Source data
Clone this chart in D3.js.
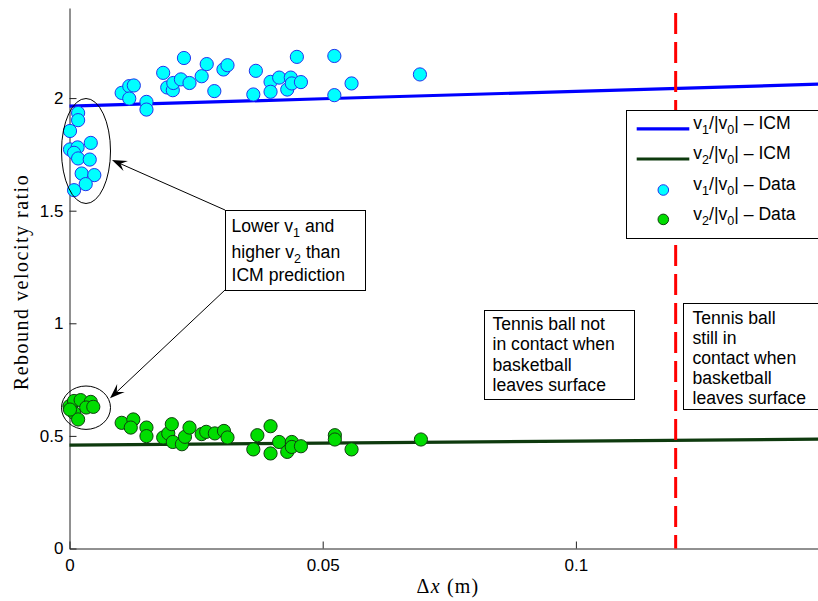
<!DOCTYPE html>
<html>
<head>
<meta charset="utf-8">
<script src="https://cdn.jsdelivr.net/npm/d3@7"></script>
<style>
body { margin: 0; background: #fff; }
svg { display: block; font-family: "Liberation Sans", Arial, sans-serif; }
</style>
</head>
<body>
<div class="chart"></div>
<script>
// v1/|v0| measured points (cyan)
var v1X = [0.0017, 0.0017, 0.0001, 0.0001, 0.0016, 0.0042, 0.0009, 0.0017, 0.0040, 0.0024, 0.0049, 0.0032, 0.0009,
    0.0103, 0.0118, 0.0127, 0.0118, 0.0152, 0.0152, 0.0185, 0.0226, 0.0193, 0.0204, 0.0205, 0.0220, 0.0237,
    0.0261, 0.0271, 0.0304, 0.0312, 0.0286, 0.0363, 0.0368, 0.0397, 0.0397, 0.0414, 0.0430, 0.0437, 0.0439,
    0.0457, 0.0449, 0.0523, 0.0523, 0.0557, 0.0692];
var v1Y = [1.934, 1.902, 1.854, 1.772, 1.781, 1.801, 1.757, 1.732, 1.727, 1.665, 1.658, 1.618, 1.591,
    2.023, 2.053, 2.056, 1.998, 1.983, 1.949, 2.112, 2.178, 2.047, 2.035, 2.067, 2.083, 2.067,
    2.097, 2.151, 2.127, 2.146, 2.031, 2.016, 2.121, 2.072, 2.028, 2.091, 2.038, 2.091, 2.065,
    2.071, 2.183, 2.187, 2.013, 2.065, 2.105];

// v2/|v0| measured points (green)
var v2X = [0.0000, 0.0009, 0.0022, 0.0042, 0.0033, 0.0047, 0.0009, 0.0017, 0.0001,
    0.0103, 0.0126, 0.0121, 0.0152, 0.0152, 0.0185, 0.0195, 0.0202, 0.0204, 0.0222, 0.0228, 0.0237,
    0.0261, 0.0270, 0.0287, 0.0305, 0.0312, 0.0363, 0.0371, 0.0397, 0.0397, 0.0414, 0.0430, 0.0439,
    0.0439, 0.0457, 0.0524, 0.0524, 0.0557, 0.0694];
var v2Y = [0.632, 0.655, 0.659, 0.651, 0.626, 0.629, 0.602, 0.573, 0.617,
    0.558, 0.573, 0.537, 0.537, 0.499, 0.493, 0.511, 0.552, 0.473, 0.463, 0.496, 0.537,
    0.508, 0.518, 0.511, 0.522, 0.493, 0.440, 0.503, 0.543, 0.422, 0.473, 0.429, 0.473,
    0.451, 0.454, 0.503, 0.484, 0.440, 0.484];

// ICM model curves
var icmX = [0, 0.05, 0.1, 0.15];
var icmV1 = [1.964, 1.997, 2.030, 2.063];
var icmV2 = [0.459, 0.468, 0.477, 0.486];

var contactLimit = 0.1197; // red dashed line

var xTicks = [0, 0.05, 0.1];
var xTickLabels = ["0", "0.05", "0.1"];
var yTicks = [0, 0.5, 1, 1.5, 2];
var yTickLabels = ["0", "0.5", "1", "1.5", "2"];

var legendLabels = ["v_1/|v_0| – ICM", "v_2/|v_0| – ICM", "v_1/|v_0| – Data", "v_2/|v_0| – Data"];
var noteLeft = ["Lower v_1 and", "higher v_2 than", "ICM prediction"];
var noteMid = ["Tennis ball not", "in contact when", "basketball", "leaves surface"];
var noteRight = ["Tennis ball", "still in", "contact when", "basketball", "leaves surface"];

var width = 818, height = 601;
var blue = "#0000ff", dkGreen = "#0e3a0e";
var cyanFill = "#00ffff", cyanEdge = "#2233ee";
var greenFill = "#00dd00", greenEdge = "#104010";
var txtSize = 17.6;

var svg = d3.select("div.chart").append("svg")
    .attr("width", width)
    .attr("height", height);

svg.append("rect").attr("width", width).attr("height", height).attr("fill", "#fff");

// axis goes to 0.15 but the figure is cut at the right edge
var x = d3.scaleLinear().domain([0, 0.15]).range([69.5, 829.1]);
var y = d3.scaleLinear().domain([0, 2.4]).range([548.5, 8]);

// text with _x subscripts
function richText(t, str) {
    var parts = str.split(/(_.)/).filter(function(p) { return p.length; });
    var down = false;
    parts.forEach(function(p) {
        if (p[0] === "_") {
            t.append("tspan").attr("dy", 5).attr("font-size", 12.5).text(p.slice(1));
            down = true;
        } else {
            t.append("tspan").attr("dy", down ? -5 : 0).text(p);
            down = false;
        }
    });
}

// axes
var gx = svg.append("g")
    .attr("transform", "translate(0," + y(0) + ")")
    .call(d3.axisBottom(x).tickValues(xTicks).tickFormat(function(d, i) { return xTickLabels[i]; })
        .tickSizeInner(-7).tickSizeOuter(0).tickPadding(10));
var gy = svg.append("g")
    .attr("transform", "translate(" + x(0) + ",0)")
    .call(d3.axisLeft(y).tickValues(yTicks).tickFormat(function(d, i) { return yTickLabels[i]; })
        .tickSizeInner(-7).tickSizeOuter(0).tickPadding(6));
[gx, gy].forEach(function(g) {
    g.attr("font-family", "'Liberation Sans', Arial, sans-serif").attr("font-size", 17);
    g.selectAll("path, line").attr("stroke", "#222");
    g.selectAll("text").attr("fill", "#000");
});

svg.append("text")
    .attr("x", 448).attr("y", 593)
    .attr("text-anchor", "middle")
    .attr("font-family", "'Liberation Serif', 'Times New Roman', serif")
    .attr("font-size", 20)
    .attr("letter-spacing", 1.2)
    .html("Δ<tspan font-style='italic'>x</tspan> (m)");

svg.append("text")
    .attr("transform", "translate(28,282) rotate(-90)")
    .attr("text-anchor", "middle")
    .attr("font-family", "'Liberation Serif', 'Times New Roman', serif")
    .attr("font-size", 20)
    .attr("letter-spacing", 1.5)
    .text("Rebound velocity ratio");

// ICM lines
var line = d3.line().x(function(d) { return x(d[0]); }).y(function(d) { return y(d[1]); });
svg.append("path").datum(d3.zip(icmX, icmV1))
    .attr("d", line).attr("fill", "none").attr("stroke", blue).attr("stroke-width", 3.2);
svg.append("path").datum(d3.zip(icmX, icmV2))
    .attr("d", line).attr("fill", "none").attr("stroke", dkGreen).attr("stroke-width", 3.2);

// data points
svg.append("g").selectAll("circle")
    .data(d3.zip(v1X, v1Y))
    .enter().append("circle")
    .attr("cx", function(d) { return x(d[0]); })
    .attr("cy", function(d) { return y(d[1]); })
    .attr("r", 6.6)
    .attr("fill", cyanFill).attr("stroke", cyanEdge).attr("stroke-width", 1);
svg.append("g").selectAll("circle")
    .data(d3.zip(v2X, v2Y))
    .enter().append("circle")
    .attr("cx", function(d) { return x(d[0]); })
    .attr("cy", function(d) { return y(d[1]); })
    .attr("r", 6.6)
    .attr("fill", greenFill).attr("stroke", greenEdge).attr("stroke-width", 1);

// contact limit
svg.append("line")
    .attr("x1", x(contactLimit)).attr("x2", x(contactLimit))
    .attr("y1", y(2.4)).attr("y2", y(0))
    .attr("stroke", "#ff0000").attr("stroke-width", 3)
    .attr("stroke-dasharray", "21,8").attr("stroke-dashoffset", 24);

// ellipses round the clusters
svg.append("ellipse").attr("cx", 86).attr("cy", 151).attr("rx", 24.5).attr("ry", 52.5)
    .attr("fill", "none").attr("stroke", "#000").attr("stroke-width", 1);
svg.append("ellipse").attr("cx", 86).attr("cy", 407.7).attr("rx", 24.5).attr("ry", 21.7)
    .attr("fill", "none").attr("stroke", "#000").attr("stroke-width", 1);

function arrow(x0, y0, x1, y1) {
    var dx = x1 - x0, dy = y1 - y0, len = Math.sqrt(dx * dx + dy * dy);
    var ux = dx / len, uy = dy / len, nx = -uy, ny = ux;
    var L = 15, W = 5.5;
    svg.append("line").attr("x1", x0).attr("y1", y0)
        .attr("x2", x1 - ux * 8).attr("y2", y1 - uy * 8)
        .attr("stroke", "#000").attr("stroke-width", 1);
    var pts = [
        [x1, y1],
        [x1 - ux * L + nx * W, y1 - uy * L + ny * W],
        [x1 - ux * L * 0.62, y1 - uy * L * 0.62],
        [x1 - ux * L - nx * W, y1 - uy * L - ny * W]
    ];
    svg.append("path").attr("d", "M" + pts.join("L") + "Z").attr("fill", "#000");
}
arrow(225, 210, 112, 160);
arrow(225, 290, 110, 398.3);

// text boxes
function noteBox(x0, y0, w, h, tx, baselines, lines) {
    svg.append("rect").attr("x", x0).attr("y", y0).attr("width", w).attr("height", h)
        .attr("fill", "#fff").attr("stroke", "#000").attr("stroke-width", 1);
    lines.forEach(function(s, i) {
        var t = svg.append("text").attr("x", tx).attr("y", baselines[i])
            .attr("font-size", txtSize).attr("fill", "#000");
        richText(t, s);
    });
}
noteBox(225.5, 210.5, 140, 80, 231.5, [231.7, 258, 281], noteLeft);
noteBox(484.5, 310.5, 150, 89, 492.5, [330, 350.3, 370.6, 390.9], noteMid);
noteBox(683.5, 303.5, 150, 106, 692.5, [323.5, 343.7, 363.9, 384.1, 404.3], noteRight);

// legend
var lg = svg.append("g");
lg.append("rect").attr("x", 626.5).attr("y", 110.5).attr("width", 210).attr("height", 128)
    .attr("fill", "#fff").attr("stroke", "#000").attr("stroke-width", 1);
var legendRows = [128.8, 159, 190, 219.4];
var legendBase = [128.5, 158.5, 190, 219.5];
[blue, dkGreen].forEach(function(c, i) {
    lg.append("line").attr("x1", 636.7).attr("x2", 689.3)
        .attr("y1", legendRows[i]).attr("y2", legendRows[i])
        .attr("stroke", c).attr("stroke-width", 3.2);
});
[[cyanFill, cyanEdge], [greenFill, greenEdge]].forEach(function(c, i) {
    lg.append("circle").attr("cx", 663.3).attr("cy", legendRows[i + 2]).attr("r", 5.3)
        .attr("fill", c[0]).attr("stroke", c[1]).attr("stroke-width", 1);
});
legendLabels.forEach(function(s, i) {
    var t = lg.append("text").attr("x", 693.3).attr("y", legendBase[i])
        .attr("font-size", txtSize).attr("fill", "#000");
    richText(t, s);
});
</script>
</body>
</html>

Written instruction
Which lines above hold the word "chart"? Copy each of them.

Finished exercise
Clone this chart in D3.js.
<div class="chart"></div>
var svg = d3.select("div.chart").append("svg")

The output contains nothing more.